Data provided:

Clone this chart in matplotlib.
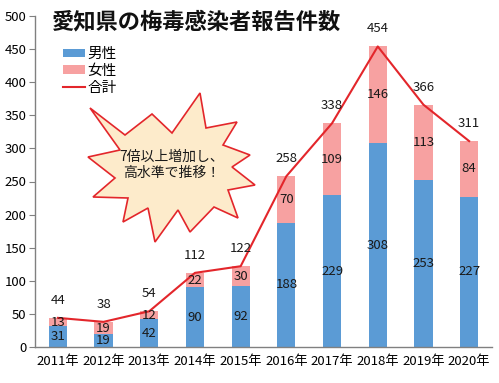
import matplotlib
matplotlib.use("Agg")
import matplotlib.pyplot as plt
from matplotlib.patches import Polygon
import numpy as np

plt.rcParams['font.family'] = ['Noto Sans CJK JP', 'DejaVu Sans']

years = ["2011年", "2012年", "2013年", "2014年", "2015年", "2016年", "2017年", "2018年", "2019年", "2020年"]
male = [31, 19, 42, 90, 92, 188, 229, 308, 253, 227]
female = [13, 19, 12, 22, 30, 70, 109, 146, 113, 84]
total = [44, 38, 54, 112, 122, 258, 338, 454, 366, 311]
title = "愛知県の梅毒感染者報告件数"
note = "7倍以上増加し、\n高水準で推移！"

W, H = 499, 383
fig = plt.figure(figsize=(W / 100, H / 100), dpi=100)
ax = fig.add_axes([35 / W, 1 - 347 / H, (492 - 35) / W, (347 - 16) / H])

x = np.arange(len(years))
blue = "#5B9BD5"
pink = "#F7A1A1"
red = "#E3262B"
txt = "#1a1a1a"

b1 = ax.bar(x, male, width=0.4, color=blue, label="男性", zorder=2)
b2 = ax.bar(x, female, width=0.4, bottom=male, color=pink, label="女性", zorder=2)
l1, = ax.plot(x, total, color=red, lw=1.5, label="合計", zorder=3)

for i in range(len(x)):
    ax.text(x[i], male[i] / 2, str(male[i]), ha="center", va="center", fontsize=9.5, color=txt, zorder=4)
    ax.text(x[i], male[i] + female[i] / 2, str(female[i]), ha="center", va="center", fontsize=9.5, color=txt, zorder=4)
    ax.annotate(str(total[i]), (x[i], total[i]), xytext=(0, 8), textcoords="offset points",
                ha="center", va="bottom", fontsize=9.5, color=txt, zorder=4)

ax.set_xlim(-0.5, 9.5)
ax.set_ylim(0, 500)
ax.set_yticks(range(0, 501, 50))
ax.set_xticks(x)
ax.set_xticklabels(years, fontsize=9.5)
ax.tick_params(axis="x", length=0, pad=6)
ax.tick_params(axis="y", length=4, labelsize=9.5, pad=2, direction="out", color="#808080")
for s in ["top", "right"]:
    ax.spines[s].set_visible(False)
for s in ["left", "bottom"]:
    ax.spines[s].set_color("#808080")
    ax.spines[s].set_linewidth(1.0)

fig.text(52 / W, 1 - 22 / H, title, fontsize=16, fontweight="bold", ha="left", va="center", color="#111111")

leg = ax.legend([b1, b2, l1], ["男性", "女性", "合計"], loc="upper left",
                bbox_to_anchor=(22 / (492 - 35), 1 - 25 / (347 - 16)),
                frameon=False, fontsize=10.5, handlelength=1.5, handleheight=0.5,
                handletextpad=0.2, labelspacing=0.2, borderaxespad=0)

# starburst callout
pts = [(90, 108), (125, 135), (152, 114), (172, 133), (200, 93), (206, 128), (237, 122),
       (223, 145), (250, 155), (232, 167), (255, 185), (228, 190), (238, 218), (214, 207),
       (190, 232), (178, 210), (155, 242), (148, 208), (123, 222), (128, 198), (93, 197),
       (115, 178), (88, 157), (120, 150)]
fpts = [(px / W, 1 - py / H) for px, py in pts]
star = Polygon(fpts, closed=True, transform=fig.transFigure, facecolor="#FDEBCB",
               edgecolor=red, lw=1.2, zorder=5)
fig.patches.append(star)
fig.text(172 / W, 1 - 165 / H, note, ha="center", va="center", fontsize=10,
         color=txt, linespacing=1.25, zorder=6)

fig.savefig("out.png", dpi=100)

Set exercise:
Your task is to gather every line with the word "matplotlib" and copy it.

Solution to this problem:
Clone this chart in matplotlib.
import matplotlib
matplotlib.use("Agg")
import matplotlib.pyplot as plt
from matplotlib.patches import Polygon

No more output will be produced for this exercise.